▶ DATA SEGMENT:
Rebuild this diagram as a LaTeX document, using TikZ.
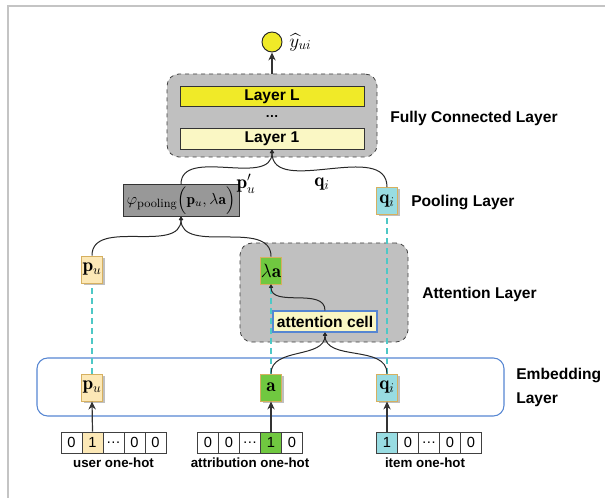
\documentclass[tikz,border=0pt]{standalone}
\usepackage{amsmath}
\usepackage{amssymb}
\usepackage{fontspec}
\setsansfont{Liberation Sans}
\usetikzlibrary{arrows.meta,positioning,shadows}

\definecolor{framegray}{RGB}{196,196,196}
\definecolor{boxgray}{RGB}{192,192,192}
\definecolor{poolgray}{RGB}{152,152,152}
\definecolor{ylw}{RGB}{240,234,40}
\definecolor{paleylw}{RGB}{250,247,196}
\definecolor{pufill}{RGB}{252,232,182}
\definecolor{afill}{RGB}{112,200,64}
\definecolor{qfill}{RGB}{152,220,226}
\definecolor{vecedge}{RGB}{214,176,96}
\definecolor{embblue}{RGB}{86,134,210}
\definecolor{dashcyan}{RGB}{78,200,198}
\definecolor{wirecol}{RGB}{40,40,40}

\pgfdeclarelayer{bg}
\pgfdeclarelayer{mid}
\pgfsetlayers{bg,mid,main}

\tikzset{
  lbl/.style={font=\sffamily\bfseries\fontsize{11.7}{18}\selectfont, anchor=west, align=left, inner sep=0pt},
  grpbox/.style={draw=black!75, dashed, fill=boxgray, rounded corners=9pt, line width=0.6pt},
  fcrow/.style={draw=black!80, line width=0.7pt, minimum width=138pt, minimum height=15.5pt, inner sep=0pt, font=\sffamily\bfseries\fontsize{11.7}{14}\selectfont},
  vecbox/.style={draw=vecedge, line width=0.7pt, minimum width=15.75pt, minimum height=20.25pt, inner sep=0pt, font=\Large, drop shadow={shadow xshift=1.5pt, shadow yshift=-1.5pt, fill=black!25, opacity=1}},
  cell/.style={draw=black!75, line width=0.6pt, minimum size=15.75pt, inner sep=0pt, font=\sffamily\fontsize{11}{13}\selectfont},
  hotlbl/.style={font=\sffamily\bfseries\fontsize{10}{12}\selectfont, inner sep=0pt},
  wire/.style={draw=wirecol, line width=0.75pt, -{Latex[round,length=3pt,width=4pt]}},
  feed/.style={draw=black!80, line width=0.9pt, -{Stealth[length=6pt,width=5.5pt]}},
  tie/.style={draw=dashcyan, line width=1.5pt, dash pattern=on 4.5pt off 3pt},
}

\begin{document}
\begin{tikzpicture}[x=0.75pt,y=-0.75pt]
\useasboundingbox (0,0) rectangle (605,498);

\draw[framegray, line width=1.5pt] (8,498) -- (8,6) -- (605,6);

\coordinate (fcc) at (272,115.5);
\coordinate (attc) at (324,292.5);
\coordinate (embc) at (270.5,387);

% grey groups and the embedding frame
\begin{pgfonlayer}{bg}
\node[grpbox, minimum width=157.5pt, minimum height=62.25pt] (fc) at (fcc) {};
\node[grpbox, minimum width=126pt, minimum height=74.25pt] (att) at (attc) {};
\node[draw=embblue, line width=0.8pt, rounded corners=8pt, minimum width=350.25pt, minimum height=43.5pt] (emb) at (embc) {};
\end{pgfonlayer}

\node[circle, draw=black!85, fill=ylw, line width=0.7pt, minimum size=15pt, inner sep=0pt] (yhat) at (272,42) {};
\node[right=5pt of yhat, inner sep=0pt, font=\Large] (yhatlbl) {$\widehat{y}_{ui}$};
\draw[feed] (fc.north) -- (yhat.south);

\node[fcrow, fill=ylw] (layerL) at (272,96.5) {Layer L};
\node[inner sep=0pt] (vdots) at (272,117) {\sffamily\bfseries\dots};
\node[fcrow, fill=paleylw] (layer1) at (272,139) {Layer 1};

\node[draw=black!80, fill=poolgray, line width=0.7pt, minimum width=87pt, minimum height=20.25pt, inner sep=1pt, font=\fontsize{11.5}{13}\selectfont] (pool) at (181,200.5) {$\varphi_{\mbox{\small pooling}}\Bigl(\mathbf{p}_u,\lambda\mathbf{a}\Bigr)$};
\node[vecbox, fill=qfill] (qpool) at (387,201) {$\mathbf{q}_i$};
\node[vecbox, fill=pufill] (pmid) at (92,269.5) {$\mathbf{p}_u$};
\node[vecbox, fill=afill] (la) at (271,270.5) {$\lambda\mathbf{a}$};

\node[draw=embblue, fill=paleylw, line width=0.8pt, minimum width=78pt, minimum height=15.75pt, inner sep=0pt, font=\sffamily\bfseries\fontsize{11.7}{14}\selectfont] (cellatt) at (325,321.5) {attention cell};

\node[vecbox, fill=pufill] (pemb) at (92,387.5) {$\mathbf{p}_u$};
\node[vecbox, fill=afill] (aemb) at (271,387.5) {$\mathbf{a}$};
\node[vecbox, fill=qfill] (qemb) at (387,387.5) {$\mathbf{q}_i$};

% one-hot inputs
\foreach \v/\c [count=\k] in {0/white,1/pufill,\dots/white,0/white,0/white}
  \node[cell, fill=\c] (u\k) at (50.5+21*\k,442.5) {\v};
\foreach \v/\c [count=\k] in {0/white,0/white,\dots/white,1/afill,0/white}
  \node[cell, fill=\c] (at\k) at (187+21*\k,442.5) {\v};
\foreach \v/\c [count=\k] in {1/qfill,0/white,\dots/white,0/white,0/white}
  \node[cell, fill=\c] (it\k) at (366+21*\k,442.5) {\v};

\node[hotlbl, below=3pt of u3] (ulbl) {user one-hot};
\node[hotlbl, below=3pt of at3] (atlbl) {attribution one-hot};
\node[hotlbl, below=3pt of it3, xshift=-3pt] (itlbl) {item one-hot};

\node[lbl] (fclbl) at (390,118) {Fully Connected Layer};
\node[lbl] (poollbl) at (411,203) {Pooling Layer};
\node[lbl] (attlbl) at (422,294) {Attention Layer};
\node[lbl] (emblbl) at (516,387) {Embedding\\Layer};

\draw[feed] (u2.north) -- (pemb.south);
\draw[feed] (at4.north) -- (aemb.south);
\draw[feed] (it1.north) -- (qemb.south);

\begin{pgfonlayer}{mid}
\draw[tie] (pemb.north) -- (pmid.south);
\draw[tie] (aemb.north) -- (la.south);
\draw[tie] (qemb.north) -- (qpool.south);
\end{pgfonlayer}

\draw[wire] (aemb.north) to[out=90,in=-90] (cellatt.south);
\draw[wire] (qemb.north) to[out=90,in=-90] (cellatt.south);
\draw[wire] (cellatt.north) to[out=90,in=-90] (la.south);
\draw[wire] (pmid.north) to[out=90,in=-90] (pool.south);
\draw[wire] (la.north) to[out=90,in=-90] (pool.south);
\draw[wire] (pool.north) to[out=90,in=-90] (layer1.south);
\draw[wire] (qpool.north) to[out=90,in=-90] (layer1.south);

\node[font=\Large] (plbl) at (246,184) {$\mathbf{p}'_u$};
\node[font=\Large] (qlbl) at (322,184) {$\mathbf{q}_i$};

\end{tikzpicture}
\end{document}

▶ GIVEN INSTRUCTION: Without including any picture, repeat the data exactly.

▶ EXERCISE RESPONSE:
Rebuild this diagram as a LaTeX document, using TikZ.
\documentclass[tikz,border=0pt]{standalone}
\usepackage{amsmath}
\usepackage{amssymb}
\usepackage{fontspec}
\setsansfont{Liberation Sans}
\usetikzlibrary{arrows.meta,positioning,shadows}

\definecolor{framegray}{RGB}{196,196,196}
\definecolor{boxgray}{RGB}{192,192,192}
\definecolor{poolgray}{RGB}{152,152,152}
\definecolor{ylw}{RGB}{240,234,40}
\definecolor{paleylw}{RGB}{250,247,196}
\definecolor{pufill}{RGB}{252,232,182}
\definecolor{afill}{RGB}{112,200,64}
\definecolor{qfill}{RGB}{152,220,226}
\definecolor{vecedge}{RGB}{214,176,96}
\definecolor{embblue}{RGB}{86,134,210}
\definecolor{dashcyan}{RGB}{78,200,198}
\definecolor{wirecol}{RGB}{40,40,40}

\pgfdeclarelayer{bg}
\pgfdeclarelayer{mid}
\pgfsetlayers{bg,mid,main}

\tikzset{
  lbl/.style={font=\sffamily\bfseries\fontsize{11.7}{18}\selectfont, anchor=west, align=left, inner sep=0pt},
  grpbox/.style={draw=black!75, dashed, fill=boxgray, rounded corners=9pt, line width=0.6pt},
  fcrow/.style={draw=black!80, line width=0.7pt, minimum width=138pt, minimum height=15.5pt, inner sep=0pt, font=\sffamily\bfseries\fontsize{11.7}{14}\selectfont},
  vecbox/.style={draw=vecedge, line width=0.7pt, minimum width=15.75pt, minimum height=20.25pt, inner sep=0pt, font=\Large, drop shadow={shadow xshift=1.5pt, shadow yshift=-1.5pt, fill=black!25, opacity=1}},
  cell/.style={draw=black!75, line width=0.6pt, minimum size=15.75pt, inner sep=0pt, font=\sffamily\fontsize{11}{13}\selectfont},
  hotlbl/.style={font=\sffamily\bfseries\fontsize{10}{12}\selectfont, inner sep=0pt},
  wire/.style={draw=wirecol, line width=0.75pt, -{Latex[round,length=3pt,width=4pt]}},
  feed/.style={draw=black!80, line width=0.9pt, -{Stealth[length=6pt,width=5.5pt]}},
  tie/.style={draw=dashcyan, line width=1.5pt, dash pattern=on 4.5pt off 3pt},
}

\begin{document}
\begin{tikzpicture}[x=0.75pt,y=-0.75pt]
\useasboundingbox (0,0) rectangle (605,498);

\draw[framegray, line width=1.5pt] (8,498) -- (8,6) -- (605,6);

\coordinate (fcc) at (272,115.5);
\coordinate (attc) at (324,292.5);
\coordinate (embc) at (270.5,387);

% grey groups and the embedding frame
\begin{pgfonlayer}{bg}
\node[grpbox, minimum width=157.5pt, minimum height=62.25pt] (fc) at (fcc) {};
\node[grpbox, minimum width=126pt, minimum height=74.25pt] (att) at (attc) {};
\node[draw=embblue, line width=0.8pt, rounded corners=8pt, minimum width=350.25pt, minimum height=43.5pt] (emb) at (embc) {};
\end{pgfonlayer}

\node[circle, draw=black!85, fill=ylw, line width=0.7pt, minimum size=15pt, inner sep=0pt] (yhat) at (272,42) {};
\node[right=5pt of yhat, inner sep=0pt, font=\Large] (yhatlbl) {$\widehat{y}_{ui}$};
\draw[feed] (fc.north) -- (yhat.south);

\node[fcrow, fill=ylw] (layerL) at (272,96.5) {Layer L};
\node[inner sep=0pt] (vdots) at (272,117) {\sffamily\bfseries\dots};
\node[fcrow, fill=paleylw] (layer1) at (272,139) {Layer 1};

\node[draw=black!80, fill=poolgray, line width=0.7pt, minimum width=87pt, minimum height=20.25pt, inner sep=1pt, font=\fontsize{11.5}{13}\selectfont] (pool) at (181,200.5) {$\varphi_{\mbox{\small pooling}}\Bigl(\mathbf{p}_u,\lambda\mathbf{a}\Bigr)$};
\node[vecbox, fill=qfill] (qpool) at (387,201) {$\mathbf{q}_i$};
\node[vecbox, fill=pufill] (pmid) at (92,269.5) {$\mathbf{p}_u$};
\node[vecbox, fill=afill] (la) at (271,270.5) {$\lambda\mathbf{a}$};

\node[draw=embblue, fill=paleylw, line width=0.8pt, minimum width=78pt, minimum height=15.75pt, inner sep=0pt, font=\sffamily\bfseries\fontsize{11.7}{14}\selectfont] (cellatt) at (325,321.5) {attention cell};

\node[vecbox, fill=pufill] (pemb) at (92,387.5) {$\mathbf{p}_u$};
\node[vecbox, fill=afill] (aemb) at (271,387.5) {$\mathbf{a}$};
\node[vecbox, fill=qfill] (qemb) at (387,387.5) {$\mathbf{q}_i$};

% one-hot inputs
\foreach \v/\c [count=\k] in {0/white,1/pufill,\dots/white,0/white,0/white}
  \node[cell, fill=\c] (u\k) at (50.5+21*\k,442.5) {\v};
\foreach \v/\c [count=\k] in {0/white,0/white,\dots/white,1/afill,0/white}
  \node[cell, fill=\c] (at\k) at (187+21*\k,442.5) {\v};
\foreach \v/\c [count=\k] in {1/qfill,0/white,\dots/white,0/white,0/white}
  \node[cell, fill=\c] (it\k) at (366+21*\k,442.5) {\v};

\node[hotlbl, below=3pt of u3] (ulbl) {user one-hot};
\node[hotlbl, below=3pt of at3] (atlbl) {attribution one-hot};
\node[hotlbl, below=3pt of it3, xshift=-3pt] (itlbl) {item one-hot};

\node[lbl] (fclbl) at (390,118) {Fully Connected Layer};
\node[lbl] (poollbl) at (411,203) {Pooling Layer};
\node[lbl] (attlbl) at (422,294) {Attention Layer};
\node[lbl] (emblbl) at (516,387) {Embedding\\Layer};

\draw[feed] (u2.north) -- (pemb.south);
\draw[feed] (at4.north) -- (aemb.south);
\draw[feed] (it1.north) -- (qemb.south);

\begin{pgfonlayer}{mid}
\draw[tie] (pemb.north) -- (pmid.south);
\draw[tie] (aemb.north) -- (la.south);
\draw[tie] (qemb.north) -- (qpool.south);
\end{pgfonlayer}

\draw[wire] (aemb.north) to[out=90,in=-90] (cellatt.south);
\draw[wire] (qemb.north) to[out=90,in=-90] (cellatt.south);
\draw[wire] (cellatt.north) to[out=90,in=-90] (la.south);
\draw[wire] (pmid.north) to[out=90,in=-90] (pool.south);
\draw[wire] (la.north) to[out=90,in=-90] (pool.south);
\draw[wire] (pool.north) to[out=90,in=-90] (layer1.south);
\draw[wire] (qpool.north) to[out=90,in=-90] (layer1.south);

\node[font=\Large] (plbl) at (246,184) {$\mathbf{p}'_u$};
\node[font=\Large] (qlbl) at (322,184) {$\mathbf{q}_i$};

\end{tikzpicture}
\end{document}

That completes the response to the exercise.